THTR 247: Chance in Performance (Annie Dorsen)

The notion of ‘chance’ has been used to describe a wide range of artistic practices, including the readymade, collage, participatory work, indeterminacy in composition and/or performance, and more. This course will cover the major historical, theoretical and practical issues surrounding its use in artistic production, and survey its significance in performance. We will explore distinct and overlapping movements in which chance has figured, beginning with Dada and Duchamp, and including Cage/Cunningham, Fluxus artists, Nature Theatre of Oklahoma and Eve Sussman. Students will create projects using, or responding to, the techniques studied.

WRIT 244: Imagining Human Consciousness (Benjamin Hale)

Philosopher Thomas Nagel asked, “What is it like to be a bat?” Ultimately, he determined the question unanswerable: A bat’s experience of the world is so alien to our own that it remains inaccessible to human cognitive empathy. That’s arguable. But it is true at least that a bat’s experience—or that of any other nonhuman consciousness—is not inaccessible to human imagination. In this course we will read and discuss a wide variety of texts, approaching the subject of nonhuman consciousness through literature, philosophy, and science. We will read works that attempt to understand the experiences of apes, panthers, rats, ticks, elephants, octopuses, lobsters, cows, bats, monsters, puppets, computers, and eventually, zombies. Course reading may include Descartes, Kafka, Rilke, Jakob von Uexküll, Patricia Highsmith, John Gardner’s Grendel, J.A. Baker’s The Peregrine, Eduardo Kohn’s How Forests Think, David Foster Wallace, Temple Grandin, Frans de Waal, Jane Goodall, Thomas Nagel, John Searle, Susan Datich, E. O. Wilson, Giorgio Agamben, and Bennett Sims’s A Questionable Shape, among others, in addition to a viewing of 2001: A Space Odyssey, Danny Boyle’s 28 Days Later, and possibly other films. This is also a craft class, as each student will produce a substantial project over the semester. The assignments will be open-ended, open to both creative and analytical works; a major component of the class will be incorporating these ideas into our own writing. This course is part of the Thinking Animals Initiative, an interdivisional collaboration among students and faculty to further the understanding of animals and human-animal relationships.

WRIT 332: Advanced Contemporary Poetics (Dawn Lundy Martin)

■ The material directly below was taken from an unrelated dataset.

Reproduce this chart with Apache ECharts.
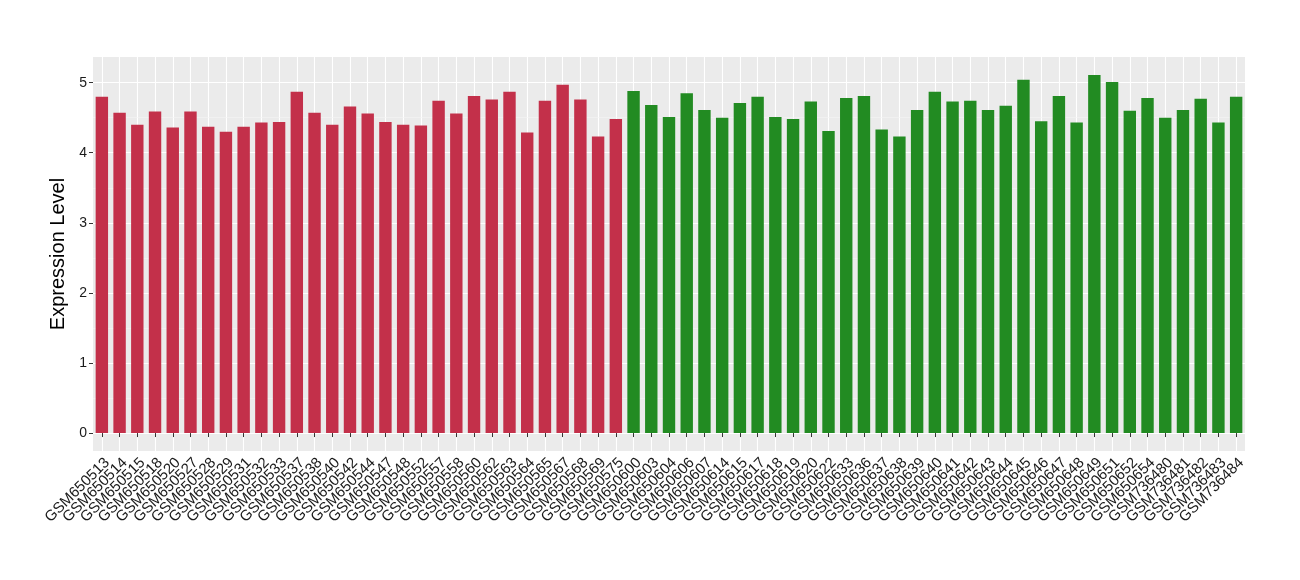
<!DOCTYPE html>
<html><head><meta charset="utf-8">
<script src="https://cdn.jsdelivr.net/npm/echarts@6/dist/echarts.min.js"></script>
<style>html,body{margin:0;padding:0;background:#fff}#c{width:1300px;height:580px}</style>
</head><body><div id="c"></div>
<script>
const categories = ["GSM650513","GSM650514","GSM650515","GSM650518","GSM650520","GSM650527","GSM650528","GSM650529","GSM650531","GSM650532","GSM650533","GSM650537","GSM650538","GSM650540","GSM650542","GSM650544","GSM650547","GSM650548","GSM650552","GSM650557","GSM650558","GSM650560","GSM650562","GSM650563","GSM650564","GSM650565","GSM650567","GSM650568","GSM650569","GSM650575",
"GSM650600","GSM650603","GSM650604","GSM650606","GSM650607","GSM650614","GSM650615","GSM650617","GSM650618","GSM650619","GSM650620","GSM650622","GSM650633","GSM650636","GSM650637","GSM650638","GSM650639","GSM650640","GSM650641","GSM650642","GSM650643","GSM650644","GSM650645","GSM650646","GSM650647","GSM650648","GSM650649","GSM650651","GSM650652","GSM650654","GSM736480","GSM736481","GSM736482","GSM736483","GSM736484"];
const values = [4.80,4.57,4.40,4.59,4.36,4.59,4.37,4.30,4.37,4.43,4.44,4.87,4.57,4.40,4.66,4.56,4.44,4.40,4.39,4.74,4.56,4.81,4.76,4.87,4.29,4.74,4.97,4.76,4.23,4.48,
4.88,4.68,4.51,4.85,4.61,4.50,4.71,4.80,4.51,4.48,4.73,4.31,4.78,4.81,4.33,4.23,4.61,4.87,4.73,4.74,4.61,4.67,5.04,4.45,4.81,4.43,5.11,5.01,4.60,4.78,4.50,4.61,4.77,4.43,4.80];
const groups = [0,0,0,0,0,0,0,0,0,0,0,0,0,0,0,0,0,0,0,0,0,0,0,0,0,0,0,0,0,0,
1,1,1,1,1,1,1,1,1,1,1,1,1,1,1,1,1,1,1,1,1,1,1,1,1,1,1,1,1,1,1,1,1,1,1];
const groupColors = ["#C3304A","#228B22"];
const yTicks = [0,1,2,3,4,5];
const yMinor = [0.5,1.5,2.5,3.5,4.5];

const chart = echarts.init(document.getElementById('c'));
chart.setOption({
  backgroundColor:'#fff',
  animation:false,
  grid:{left:93,right:55,top:57,bottom:129,backgroundColor:'#EBEBEB',show:true,borderWidth:0},
  xAxis:{type:'category',data:categories,boundaryGap:true,
    axisLine:{show:false},
    axisTick:{show:true,alignWithLabel:true,length:4,lineStyle:{color:'#333',width:1}},
    splitLine:{show:true,alignWithLabel:true,lineStyle:{color:'#fff',width:1.1}},
    axisLabel:{interval:0,rotate:45,fontSize:15,color:'#1a1a1a',fontFamily:'Liberation Sans, Arial, sans-serif',margin:4,align:'right',verticalAlign:'top'}
  },
  yAxis:{type:'value',min:-0.256,max:5.366,
    name:'Expression Level',nameLocation:'middle',nameGap:20,
    nameTextStyle:{fontSize:20,color:'#000',fontFamily:'Liberation Sans, Arial, sans-serif'},
    axisLine:{show:false},
    axisTick:{show:true,length:4,customValues:yTicks,lineStyle:{color:'#333',width:1}},
    axisLabel:{customValues:yTicks,fontSize:14,color:'#1a1a1a',margin:6,fontFamily:'Liberation Sans, Arial, sans-serif'},
    splitLine:{show:true,lineStyle:{color:'#fff',width:1.1}}
  },
  series:[{
    type:'bar',barWidth:'70%',
    data:values.map((v,i)=>({value:v,itemStyle:{color:groupColors[groups[i]]}})),
    markLine:{silent:true,symbol:'none',label:{show:false},
      lineStyle:{color:'#F5F5F5',width:0.6,type:'solid'},
      data:yMinor.map(v=>({yAxis:v})),z:0}
  }]
});
</script></body></html>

This course will be a course in interdisciplinary making/creating and innovative reading. We will investigate the evolving fields of poetry and poetics through a critical and creative lens with a particular eye turned toward poetries, practices, and theories as they are enacted and put forth by writers of color. In this class, we will think and work across genres (poetry, prose), mediums (page, canvas, digital, film, or theatrical space), and disciplines (writing, literary criticism, visual arts, drama choreography, history, etc.), and collapse the walls between presenter and audience, creator and critic, as we work individually and collaboratively toward new modes of making/creating. Writers and readings include Myung Mi Kim, Simone White, Sontag’s Reborn, Douglas Kearney, Hoa Nguyen, John Cage, Ellen Gallagher (visual artist), and Adrienne Kennedy (playwright).